Towards Explainable Machine Learning: The Effectiveness of Reservoir Computing in Wireless Receive Processing

TL;DR

This paper explores the use of Reservoir Computing, specifically echo state networks, for wireless channel equalization, emphasizing interpretability and domain knowledge integration to improve performance and reliability.

Contribution

It introduces a domain knowledge-based initialization method for echo state networks, enhancing explainability and performance in wireless receive processing.

Findings

Optimized ESN initialization improves detection accuracy.

Incorporating channel statistics enhances model interpretability.
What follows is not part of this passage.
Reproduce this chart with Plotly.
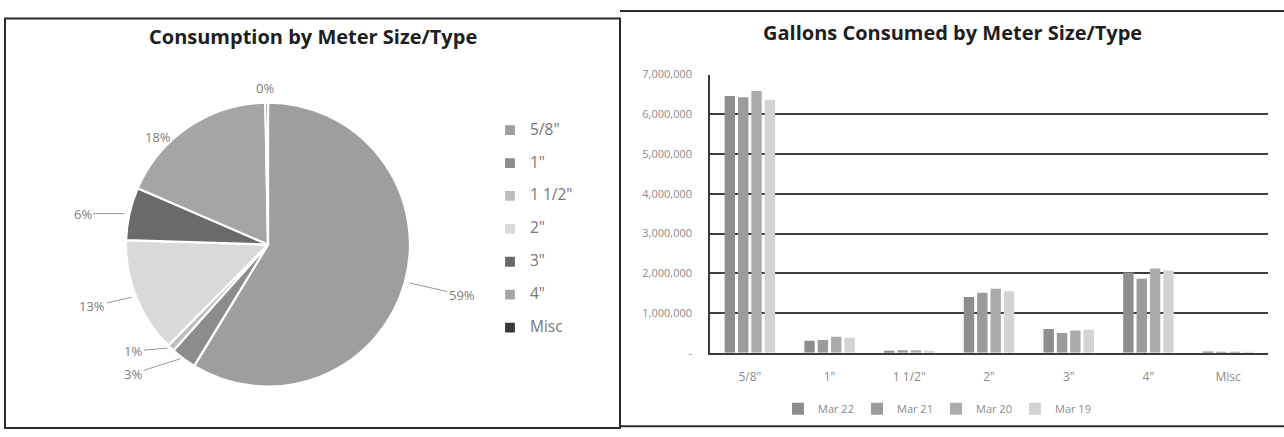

Reservoir Computing outperforms traditional methods in simulations.

Abstract

Deep learning has seen a rapid adoption in a variety of wireless communications applications, including at the physical layer. While it has delivered impressive performance in tasks such as channel equalization and receive processing/symbol detection, it leaves much to be desired when it comes to explaining this superior performance. In this work, we investigate the specific task of channel equalization by applying a popular learning-based technique known as Reservoir Computing (RC), which has shown superior performance compared to conventional methods and other learning-based approaches. Specifically, we apply the echo state network (ESN) as a channel equalizer and provide a first principles-based signal processing understanding of its operation. With this groundwork, we incorporate the available domain knowledge in the form of the statistics of the wireless channel directly into the weights of the ESN model. This paves the way for optimized initialization of the ESN model weights, which are traditionally untrained and randomly initialized. Finally, we show the improvement in receive processing/symbol detection performance with this optimized initialization through simulations. This is a first step towards explainable machine learning (XML) and assigning practical model interpretability that can be utilized together with the available domain knowledge to improve performance and enhance detection reliability.